We, the coalition, note our concerns about the 259 questions that were put on notice to the cross-portfolio on Indigenous matters prior to 9 November as part of the 2023-24 supplementary budget estimates. Only 96 were answered by January even though the deadline for answering was December. Indeed, the cross-portfolio on Indigenous matters only answered 115 of the 259 questions. Is it really a priority of this government to support our most marginalised Indigenous Australians when they don't want to take any advice from their Indigenous parliamentarians, who are close to the action? It's an absolute disgrace. They'd rather avoid scrutiny through the estimates process—through every process.
As I keep saying, it is an absolute insult to be provided those 142 remaining answers to questions on notice the night before or, for those of us who were about to go into estimates, nine minutes before we entered. Then, of course, we have to ask questions relating to matters that are provided in those answers, which we cannot be across because it's provided to us nine minutes before we go in. This behaviour is absolutely unacceptable, particularly when our most marginalised Australians—who, let me remind this chamber, are Australian citizens—are treated in this way through the structures that are supposed to be there to improve their lives.
For some of you, they might just be another group of Australian citizens. For some of us, they are our family members who are dying—literally dying. They are children whose lives are lost, gone, children who are either fast tracked to incarceration, who've experienced the highest rates of sexual abuse in this country. Yet, again, it's another reminder of how this government continues to fail Indigenous children is that they don't want a royal commission into the sexual abuse of Indigenous children in remote communities. It's okay for institutional sexual abuse victims, but not if you're Indigenous in this country and it's occurring within your community. 'You're not as important,' is what this government tells those victims. Those victims, who come to me on a regular basis, crying out for support from those who have been elected to provide that support.

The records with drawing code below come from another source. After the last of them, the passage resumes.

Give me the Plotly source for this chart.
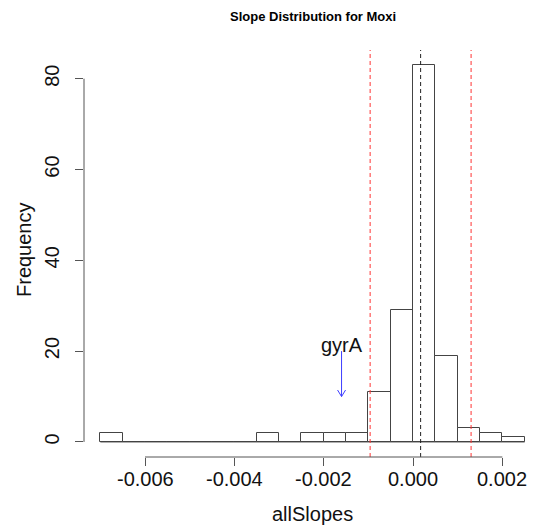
import plotly.graph_objects as go

# ---- data ----
bin_start = -0.007
bin_width = 0.0005
counts = [2, 0, 0, 0, 0, 0, 0, 2, 0, 2, 2, 2, 11, 29, 83, 19, 3, 2, 1]
x_ticks = [-0.006, -0.004, -0.002, 0.000, 0.002]
x_tick_labels = ["-0.006", "-0.004", "-0.002", "0.000", "0.002"]
y_ticks = [0, 20, 40, 60, 80]
red_lines = [-0.00096, 0.0013]
black_line = 0.00017
arrow_x = -0.0016
arrow_from, arrow_to = 20, 10
label_text = "gyrA"

centers = [bin_start + bin_width * (i + 0.5) for i in range(len(counts))]

W, H = 535, 531
ml, mr, mt, mb = 84, 0, 50, 74
xr = [-0.007366, 0.002731]
yr = [-3.32, 86.32]
FONT = "Liberation Sans, Arial, Helvetica, sans-serif"
AX = "#555555"
TXT = "#111111"

pw = W - ml - mr
ph = H - mt - mb
xpp = (xr[1] - xr[0]) / pw   # data units per pixel (x)
ypp = (yr[1] - yr[0]) / ph   # data units per pixel (y)

fig = go.Figure()
fig.add_trace(go.Bar(
    x=centers, y=counts, width=[bin_width] * len(counts),
    marker=dict(color="white", line=dict(color="#444444", width=1)),
    hoverinfo="x+y", showlegend=False,
))

shapes = []
shapes.append(dict(type="line", xref="x", yref="y",
                   x0=bin_start, x1=bin_start + bin_width * len(counts),
                   y0=0, y1=0, line=dict(color="#444444", width=1), layer="above"))
for v in red_lines:
    shapes.append(dict(type="line", xref="x", yref="paper", x0=v, x1=v, y0=0, y1=1,
                       line=dict(color="#ff3333", width=1, dash="4px,3px"), layer="above"))
shapes.append(dict(type="line", xref="x", yref="paper", x0=black_line, x1=black_line, y0=0, y1=1,
                   line=dict(color="#222222", width=1, dash="4px,3px"), layer="above"))
# R-style axis lines
shapes.append(dict(type="line", xref="x", yref="paper", x0=x_ticks[0], x1=x_ticks[-1], y0=0, y1=0,
                   line=dict(color=AX, width=1)))
shapes.append(dict(type="line", xref="paper", yref="y", x0=0, x1=0, y0=y_ticks[0], y1=y_ticks[-1],
                   line=dict(color=AX, width=1)))
# arrow (R style open head)
acol = "#3c3cff"
shapes.append(dict(type="line", xref="x", yref="y", x0=arrow_x, x1=arrow_x,
                   y0=arrow_from, y1=arrow_to, line=dict(color=acol, width=1)))
for s in (-1, 1):
    shapes.append(dict(type="line", xref="x", yref="y", x0=arrow_x + s * 4 * xpp, x1=arrow_x,
                       y0=arrow_to + 6.5 * ypp, y1=arrow_to, line=dict(color=acol, width=1)))

def px_x(px):
    return (px - ml) / pw
def px_y(py):
    return 1 - (py - mt) / ph

annotations = [
    dict(text="<b>Slope Distribution for Moxi</b>", xref="paper", yref="paper",
         x=px_x(312.5), y=px_y(17), showarrow=False, font=dict(size=13, color="black", family=FONT),
         xanchor="center", yanchor="middle"),
    dict(text="allSlopes", xref="paper", yref="paper", x=px_x(312.5), y=px_y(514),
         showarrow=False, font=dict(size=20, color=TXT, family=FONT),
         xanchor="center", yanchor="middle"),
    dict(text="Frequency", xref="paper", yref="paper", x=px_x(24), y=px_y(250),
         showarrow=False, textangle=-90, font=dict(size=20, color=TXT, family=FONT),
         xanchor="center", yanchor="middle"),
    dict(text=label_text, x=arrow_x, y=21.4, xref="x", yref="y", showarrow=False,
         font=dict(size=20, color=TXT, family=FONT), xanchor="center", yanchor="middle"),
]
for v, t in zip(x_ticks, x_tick_labels):
    annotations.append(dict(text=t, x=v, xref="x", yref="paper", y=px_y(479),
                            showarrow=False, xanchor="center", yanchor="middle",
                            font=dict(size=20, color=TXT, family=FONT)))

fig.update_layout(
    width=W, height=H,
    margin=dict(l=ml, r=mr, t=mt, b=mb, pad=0),
    paper_bgcolor="white", plot_bgcolor="white",
    bargap=0,
    shapes=shapes, annotations=annotations,
    xaxis=dict(range=xr, showgrid=False, zeroline=False, showline=False,
               tickmode="array", tickvals=x_ticks, showticklabels=False,
               ticks="outside", ticklen=8, tickcolor=AX, tickwidth=1),
    yaxis=dict(range=yr, showgrid=False, zeroline=False, showline=False,
               tickmode="array", tickvals=y_ticks, ticktext=[str(v) for v in y_ticks],
               ticks="outside", ticklen=8, tickcolor=AX, tickwidth=1, tickangle=-90,
               ticklabelstandoff=8,
               tickfont=dict(size=20, color=TXT, family=FONT)),
    font=dict(family=FONT),
)

fig.write_html("out.html")
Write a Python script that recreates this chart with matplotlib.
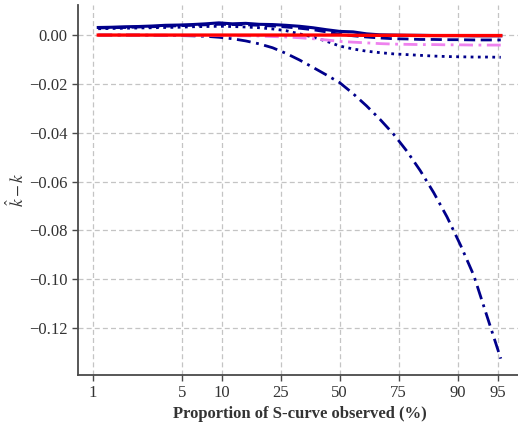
import matplotlib
matplotlib.use('Agg')
import matplotlib.pyplot as plt
from matplotlib.ticker import NullLocator, FixedLocator, FixedFormatter

# proportion of the S-curve observed (%)
observed = [1.10, 1.40, 1.80, 2.30, 2.93, 3.73, 4.74, 6.00, 7.59, 9.53,
            11.92, 14.80, 18.24, 22.27, 26.89, 32.08, 37.75, 43.78, 50.00, 56.22,
            62.25, 67.92, 73.11, 77.73, 81.76, 85.20, 88.08, 90.47, 92.41, 93.99,
            95.26]

# bias of the estimated k for each estimator
bias_solid = [0.0031, 0.0032, 0.0034, 0.0035, 0.0037, 0.0040, 0.0041, 0.0043, 0.0046, 0.0050,
              0.0046, 0.0048, 0.0044, 0.0043, 0.0040, 0.0036, 0.0030, 0.0022, 0.0015, 0.0013,
              0.0005, 0.0001, 0.0000, -0.0001, -0.0001, -0.0002, -0.0002, -0.0002, -0.0003, -0.0003,
              -0.0003]
bias_dashed = [0.0029, 0.0030, 0.0031, 0.0033, 0.0034, 0.0036, 0.0038, 0.0040, 0.0042, 0.0044,
               0.0043, 0.0042, 0.0040, 0.0037, 0.0033, 0.0028, 0.0022, 0.0013, 0.0003, -0.0003,
               -0.0008, -0.0012, -0.0015, -0.0016, -0.0018, -0.0018, -0.0019, -0.0019, -0.0020, -0.0020,
               -0.0020]
bias_dotted = [0.0026, 0.0027, 0.0028, 0.0029, 0.0030, 0.0031, 0.0032, 0.0034, 0.0035, 0.0036,
               0.0035, 0.0033, 0.0030, 0.0025, 0.0018, 0.0005, -0.0008, -0.0025, -0.0045, -0.0057,
               -0.0066, -0.0072, -0.0077, -0.0080, -0.0083, -0.0086, -0.0088, -0.0089, -0.0090, -0.0090,
               -0.0091]
bias_dashdot = [0.0, 0.0, 0.0, 0.0, -0.0001, -0.0001, -0.0002, -0.0003, -0.0005, -0.0009,
                -0.0015, -0.0024, -0.0036, -0.0052, -0.0075, -0.0102, -0.0132, -0.0163, -0.0195, -0.0240,
                -0.0290, -0.0345, -0.0405, -0.0475, -0.0555, -0.0645, -0.0745, -0.0860, -0.0985, -0.1155,
                -0.1325]
bias_violet = [0.0, 0.0, 0.0, 0.0, -0.0001, -0.0001, -0.0001, -0.0001, -0.0002, -0.0002,
               -0.0003, -0.0003, -0.0004, -0.0006, -0.0008, -0.0011, -0.0015, -0.0020, -0.0026, -0.0029,
               -0.0032, -0.0035, -0.0037, -0.0038, -0.0039, -0.0039, -0.0040, -0.0040, -0.0041, -0.0041,
               -0.0041]
bias_red = [0.0, 0.0, 0.0, 0.0, 0.0, 0.0, 0.0, 0.0, 0.0, 0.0,
            0.0, 0.0, 0.0, 0.0, 0.0, 0.0, 0.0, 0.0, 0.0, -0.0001,
            -0.0001, -0.0001, -0.0001, -0.0001, -0.0002, -0.0002, -0.0002, -0.0002, -0.0002, -0.0002,
            -0.0002]

tick_pct = [1, 5, 10, 25, 50, 75, 90, 95]

plt.rcParams['font.family'] = ['Liberation Serif', 'DejaVu Serif']
plt.rcParams['mathtext.fontset'] = 'stix'

fig = plt.figure(figsize=(5.18, 4.26), dpi=100)
ax = fig.add_axes([0.1506, 0.1197, 0.8552, 0.8685])

x = [p / 100 for p in observed]
navy = '#00008b'
ax.plot(x, bias_solid, color=navy, lw=2.2, ls='-')
ax.plot(x, bias_dashed, color=navy, lw=2.0, ls=(0, (4, 2)))
ax.plot(x, bias_dotted, color=navy, lw=2.0, ls=(0, (1, 1.6)))
ax.plot(x, bias_dashdot, color=navy, lw=2.0, ls=(0, (5, 2, 1, 2)))
ax.plot(x, bias_violet, color='violet', lw=2.0, ls=(0, (5, 2, 1, 2)))
ax.plot(x, bias_red, color='red', lw=2.4, ls='-')

ax.set_xscale('logit')
ax.set_xlim(0.00757, 0.9670)
ax.set_ylim(-0.1392, 0.0123)

ax.xaxis.set_major_locator(FixedLocator([p / 100 for p in tick_pct]))
ax.xaxis.set_major_formatter(FixedFormatter([str(p) for p in tick_pct]))
ax.xaxis.set_minor_locator(NullLocator())
ax.set_yticks([0.0, -0.02, -0.04, -0.06, -0.08, -0.10, -0.12])
ax.set_yticklabels(['0.00', '\u22120.02', '\u22120.04', '\u22120.06', '\u22120.08', '\u22120.10', '\u22120.12'])

ax.grid(True, color='#c4c4c4', ls=(0, (4, 2.5)), lw=0.9)
ax.set_axisbelow(True)

for side in ['top', 'right']:
    ax.spines[side].set_visible(False)
for side in ['left', 'bottom']:
    ax.spines[side].set_color('#4a4a4a')
    ax.spines[side].set_linewidth(1.3)
ax.tick_params(axis='both', colors='#4a4a4a', labelcolor='#333333', labelsize=12,
               length=4, width=1.0)

ax.set_xlabel('Proportion of S-curve observed (%)', fontsize=12, fontweight='bold',
              color='#333333', labelpad=3)
ax.set_ylabel(r'$\hat{k} - k$', fontsize=12.5, color='#333333', labelpad=1)

fig.savefig('out.png', dpi=100)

The absurdity continues through the processes that are supposed to provide support and help. But you know what it's doing? We see those organisations get out there with their buses shipping Aboriginal people from town camps to voting booths during elections—election in, election out—with their 'how to vote for Labor cards'. We all know it, don't we Senator Liddle? We've seen it. Those organisations are well funded. There's no transparency, no scrutiny and no accountability. This government doesn't want an audit because we'd uncover who's actually ensuring the gap continues to exist, who are the most powerful in this country and yet those who want to maintain the status quo for the benefit of ensuring a Labor government is returned to power either federally or in the Territory.
That's what's going on and that's what this government doesn't want the Australian people to understand or to be uncovered through a process. We just want to see our most marginalised, those that we love, we want to stop burying them, we want to see their lives being improved. It's our job to do that. Every single one of us in this chamber has that responsibility through the processes that we have and the power that the Australian people have invested in us.